Start Supplied information

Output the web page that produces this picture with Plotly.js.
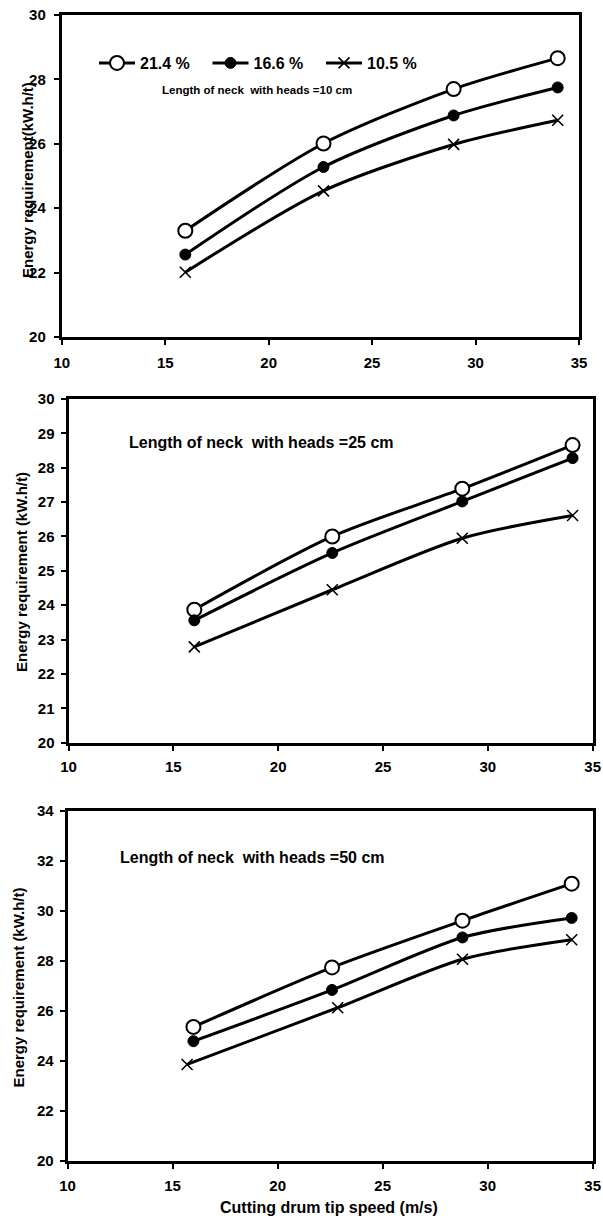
<!DOCTYPE html>
<html>
<head>
<meta charset="utf-8">
<script src="https://cdn.plot.ly/plotly-3.0.1.min.js"></script>
<style>
  html, body { margin: 0; padding: 0; background: #fff; }
  #chart { width: 603px; height: 1221px; }
</style>
</head>
<body>
<div id="chart"></div>
<script>
// ---------- data ----------
const seriesNames = ['21.4 %', '16.6 %', '10.5 %'];
const xTickVals = [10, 15, 20, 25, 30, 35];

// Panel 1 : length of neck with heads = 10 cm
const p1Label = 'Length of neck  with heads =10 cm';
const p1X = [15.97, 22.65, 28.94, 33.97];
const p1S214 = [23.30, 26.01, 27.70, 28.66];
const p1S166 = [22.56, 25.28, 26.88, 27.75];
const p1S105 = [22.01, 24.54, 25.98, 26.73];
const p1YTicks = [20, 22, 24, 26, 28, 30];

// Panel 2 : length of neck with heads = 25 cm
const p2Label = 'Length of neck  with heads =25 cm';
const p2X = [16.00, 22.58, 28.78, 34.04];
const p2S214 = [23.87, 26.00, 27.39, 28.66];
const p2S166 = [23.56, 25.52, 27.02, 28.28];
const p2S105 = [22.79, 24.45, 25.95, 26.61];
const p2YTicks = [20, 21, 22, 23, 24, 25, 26, 27, 28, 29, 30];

// Panel 3 : length of neck with heads = 50 cm
const p3Label = 'Length of neck  with heads =50 cm';
const p3X = [15.99, 22.59, 28.80, 34.00];
const p3X105 = [15.69, 22.86, 28.80, 34.00];
const p3S214 = [25.35, 27.73, 29.60, 31.08];
const p3S166 = [24.78, 26.83, 28.93, 29.71];
const p3S105 = [23.85, 26.12, 28.06, 28.84];
const p3YTicks = [20, 22, 24, 26, 28, 30, 32, 34];

const yTitle1 = 'Energy requirement(kW.h/t)';
const yTitle2 = 'Energy requirement (kW.h/t)';
const yTitle3 = 'Energy requirement (kW.h/t)';
const xTitle = 'Cutting drum tip speed (m/s)';

// ---------- styling ----------
const FONT = 'Arial, "Liberation Sans", Helvetica, sans-serif';
const W = 603, H = 1221;
const px = v => v / W;
const py = v => 1 - v / H;

const markerStyles = [
  {symbol: 'circle', size: 14, color: '#ffffff', line: {color: '#000', width: 2}},
  {symbol: 'circle', size: 11, color: '#000000', line: {color: '#000', width: 1}},
  {symbol: 'x-thin-open', size: 11, color: '#000000', line: {color: '#000', width: 1.6}}
];

function mk(x, y, i, ax, showLegend) {
  return {
    type: 'scatter', mode: 'lines+markers',
    x: x, y: y, name: seriesNames[i],
    xaxis: 'x' + ax, yaxis: 'y' + ax,
    line: {color: '#000', width: 3, shape: 'spline', smoothing: 0.8},
    marker: markerStyles[i],
    showlegend: showLegend,
    cliponaxis: false
  };
}

const traces = [
  mk(p1X, p1S214, 0, '', true),
  mk(p1X, p1S166, 1, '', true),
  mk(p1X, p1S105, 2, '', true),
  mk(p2X, p2S214, 0, '2', false),
  mk(p2X, p2S166, 1, '2', false),
  mk(p2X, p2S105, 2, '2', false),
  mk(p3X, p3S214, 0, '3', false),
  mk(p3X, p3S166, 1, '3', false),
  mk(p3X105, p3S105, 2, '3', false)
];

function xa(domain, anchor, standoff) {
  return {
    domain: domain, anchor: anchor, range: [10, 35], tickvals: xTickVals,
    showline: true, mirror: true, linewidth: 3, linecolor: '#000',
    ticks: 'outside', ticklen: 5, tickwidth: 2, tickcolor: '#000',
    showgrid: false, zeroline: false, ticklabelstandoff: standoff,
    tickfont: {family: FONT, size: 15, color: '#000', weight: 'bold'}
  };
}
function ya(domain, anchor, range, ticks, standoff) {
  return {
    domain: domain, anchor: anchor, range: range, tickvals: ticks,
    showline: true, mirror: true, linewidth: 3, linecolor: '#000',
    ticks: 'outside', ticklen: 5, tickwidth: 2, tickcolor: '#000',
    showgrid: false, zeroline: false, ticklabelstandoff: standoff,
    tickfont: {family: FONT, size: 15, color: '#000', weight: 'bold'}
  };
}

const ann = (text, x, y, size, angle) => ({
  text: text, xref: 'paper', yref: 'paper', x: px(x), y: py(y),
  xanchor: 'center', yanchor: 'middle', showarrow: false,
  textangle: angle || 0,
  font: {family: FONT, size: size, color: '#000', weight: 'bold'}
});

const layout = {
  width: W, height: H,
  margin: {l: 0, r: 0, t: 0, b: 0},
  paper_bgcolor: '#fff', plot_bgcolor: '#fff',
  showlegend: true,
  legend: {
    orientation: 'h', x: px(94), y: py(63), xanchor: 'left', yanchor: 'middle',
    bgcolor: 'rgba(0,0,0,0)', borderwidth: 0,
    font: {family: FONT, size: 16, color: '#000', weight: 'bold'},
    itemwidth: 36,
    entrywidth: 62.5, entrywidthmode: 'pixels', itemclick: false
  },
  xaxis: xa([px(61.8), px(579)], 'y', 5),
  yaxis: ya([py(337), py(15)], 'x', [20, 30], p1YTicks, 5),
  xaxis2: xa([px(68.5), px(592.7)], 'y2', 3),
  yaxis2: ya([py(742.7), py(399)], 'x2', [20, 30], p2YTicks, 3),
  xaxis3: xa([px(67.6), px(592.7)], 'y3', 4),
  yaxis3: ya([py(1160.7), py(810.7)], 'x3', [20, 34], p3YTicks, 3),
  annotations: [
    ann(p1Label, 257, 90, 11.5),
    ann(p2Label, 261.5, 442, 16),
    ann(p3Label, 252.5, 857, 16),
    ann(yTitle1, 27, 180, 15, -90),
    ann(yTitle2, 21, 572, 15, -90),
    ann(yTitle3, 17.5, 988, 15, -90),
    ann(xTitle, 329, 1207, 16)
  ]
};

Plotly.newPlot('chart', traces, layout, {staticPlot: true, displayModeBar: false});
</script>
</body>
</html>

End Supplied information

**Prompt**
Every line of text is to be repeated exactly; pictures are left out.

**Reply to the exercise**
Output the web page that produces this picture with Plotly.js.
<!DOCTYPE html>
<html>
<head>
<meta charset="utf-8">
<script src="https://cdn.plot.ly/plotly-3.0.1.min.js"></script>
<style>
  html, body { margin: 0; padding: 0; background: #fff; }
  #chart { width: 603px; height: 1221px; }
</style>
</head>
<body>
<div id="chart"></div>
<script>
// ---------- data ----------
const seriesNames = ['21.4 %', '16.6 %', '10.5 %'];
const xTickVals = [10, 15, 20, 25, 30, 35];

// Panel 1 : length of neck with heads = 10 cm
const p1Label = 'Length of neck  with heads =10 cm';
const p1X = [15.97, 22.65, 28.94, 33.97];
const p1S214 = [23.30, 26.01, 27.70, 28.66];
const p1S166 = [22.56, 25.28, 26.88, 27.75];
const p1S105 = [22.01, 24.54, 25.98, 26.73];
const p1YTicks = [20, 22, 24, 26, 28, 30];

// Panel 2 : length of neck with heads = 25 cm
const p2Label = 'Length of neck  with heads =25 cm';
const p2X = [16.00, 22.58, 28.78, 34.04];
const p2S214 = [23.87, 26.00, 27.39, 28.66];
const p2S166 = [23.56, 25.52, 27.02, 28.28];
const p2S105 = [22.79, 24.45, 25.95, 26.61];
const p2YTicks = [20, 21, 22, 23, 24, 25, 26, 27, 28, 29, 30];

// Panel 3 : length of neck with heads = 50 cm
const p3Label = 'Length of neck  with heads =50 cm';
const p3X = [15.99, 22.59, 28.80, 34.00];
const p3X105 = [15.69, 22.86, 28.80, 34.00];
const p3S214 = [25.35, 27.73, 29.60, 31.08];
const p3S166 = [24.78, 26.83, 28.93, 29.71];
const p3S105 = [23.85, 26.12, 28.06, 28.84];
const p3YTicks = [20, 22, 24, 26, 28, 30, 32, 34];

const yTitle1 = 'Energy requirement(kW.h/t)';
const yTitle2 = 'Energy requirement (kW.h/t)';
const yTitle3 = 'Energy requirement (kW.h/t)';
const xTitle = 'Cutting drum tip speed (m/s)';

// ---------- styling ----------
const FONT = 'Arial, "Liberation Sans", Helvetica, sans-serif';
const W = 603, H = 1221;
const px = v => v / W;
const py = v => 1 - v / H;

const markerStyles = [
  {symbol: 'circle', size: 14, color: '#ffffff', line: {color: '#000', width: 2}},
  {symbol: 'circle', size: 11, color: '#000000', line: {color: '#000', width: 1}},
  {symbol: 'x-thin-open', size: 11, color: '#000000', line: {color: '#000', width: 1.6}}
];

function mk(x, y, i, ax, showLegend) {
  return {
    type: 'scatter', mode: 'lines+markers',
    x: x, y: y, name: seriesNames[i],
    xaxis: 'x' + ax, yaxis: 'y' + ax,
    line: {color: '#000', width: 3, shape: 'spline', smoothing: 0.8},
    marker: markerStyles[i],
    showlegend: showLegend,
    cliponaxis: false
  };
}

const traces = [
  mk(p1X, p1S214, 0, '', true),
  mk(p1X, p1S166, 1, '', true),
  mk(p1X, p1S105, 2, '', true),
  mk(p2X, p2S214, 0, '2', false),
  mk(p2X, p2S166, 1, '2', false),
  mk(p2X, p2S105, 2, '2', false),
  mk(p3X, p3S214, 0, '3', false),
  mk(p3X, p3S166, 1, '3', false),
  mk(p3X105, p3S105, 2, '3', false)
];

function xa(domain, anchor, standoff) {
  return {
    domain: domain, anchor: anchor, range: [10, 35], tickvals: xTickVals,
    showline: true, mirror: true, linewidth: 3, linecolor: '#000',
    ticks: 'outside', ticklen: 5, tickwidth: 2, tickcolor: '#000',
    showgrid: false, zeroline: false, ticklabelstandoff: standoff,
    tickfont: {family: FONT, size: 15, color: '#000', weight: 'bold'}
  };
}
function ya(domain, anchor, range, ticks, standoff) {
  return {
    domain: domain, anchor: anchor, range: range, tickvals: ticks,
    showline: true, mirror: true, linewidth: 3, linecolor: '#000',
    ticks: 'outside', ticklen: 5, tickwidth: 2, tickcolor: '#000',
    showgrid: false, zeroline: false, ticklabelstandoff: standoff,
    tickfont: {family: FONT, size: 15, color: '#000', weight: 'bold'}
  };
}

const ann = (text, x, y, size, angle) => ({
  text: text, xref: 'paper', yref: 'paper', x: px(x), y: py(y),
  xanchor: 'center', yanchor: 'middle', showarrow: false,
  textangle: angle || 0,
  font: {family: FONT, size: size, color: '#000', weight: 'bold'}
});

const layout = {
  width: W, height: H,
  margin: {l: 0, r: 0, t: 0, b: 0},
  paper_bgcolor: '#fff', plot_bgcolor: '#fff',
  showlegend: true,
  legend: {
    orientation: 'h', x: px(94), y: py(63), xanchor: 'left', yanchor: 'middle',
    bgcolor: 'rgba(0,0,0,0)', borderwidth: 0,
    font: {family: FONT, size: 16, color: '#000', weight: 'bold'},
    itemwidth: 36,
    entrywidth: 62.5, entrywidthmode: 'pixels', itemclick: false
  },
  xaxis: xa([px(61.8), px(579)], 'y', 5),
  yaxis: ya([py(337), py(15)], 'x', [20, 30], p1YTicks, 5),
  xaxis2: xa([px(68.5), px(592.7)], 'y2', 3),
  yaxis2: ya([py(742.7), py(399)], 'x2', [20, 30], p2YTicks, 3),
  xaxis3: xa([px(67.6), px(592.7)], 'y3', 4),
  yaxis3: ya([py(1160.7), py(810.7)], 'x3', [20, 34], p3YTicks, 3),
  annotations: [
    ann(p1Label, 257, 90, 11.5),
    ann(p2Label, 261.5, 442, 16),
    ann(p3Label, 252.5, 857, 16),
    ann(yTitle1, 27, 180, 15, -90),
    ann(yTitle2, 21, 572, 15, -90),
    ann(yTitle3, 17.5, 988, 15, -90),
    ann(xTitle, 329, 1207, 16)
  ]
};

Plotly.newPlot('chart', traces, layout, {staticPlot: true, displayModeBar: false});
</script>
</body>
</html>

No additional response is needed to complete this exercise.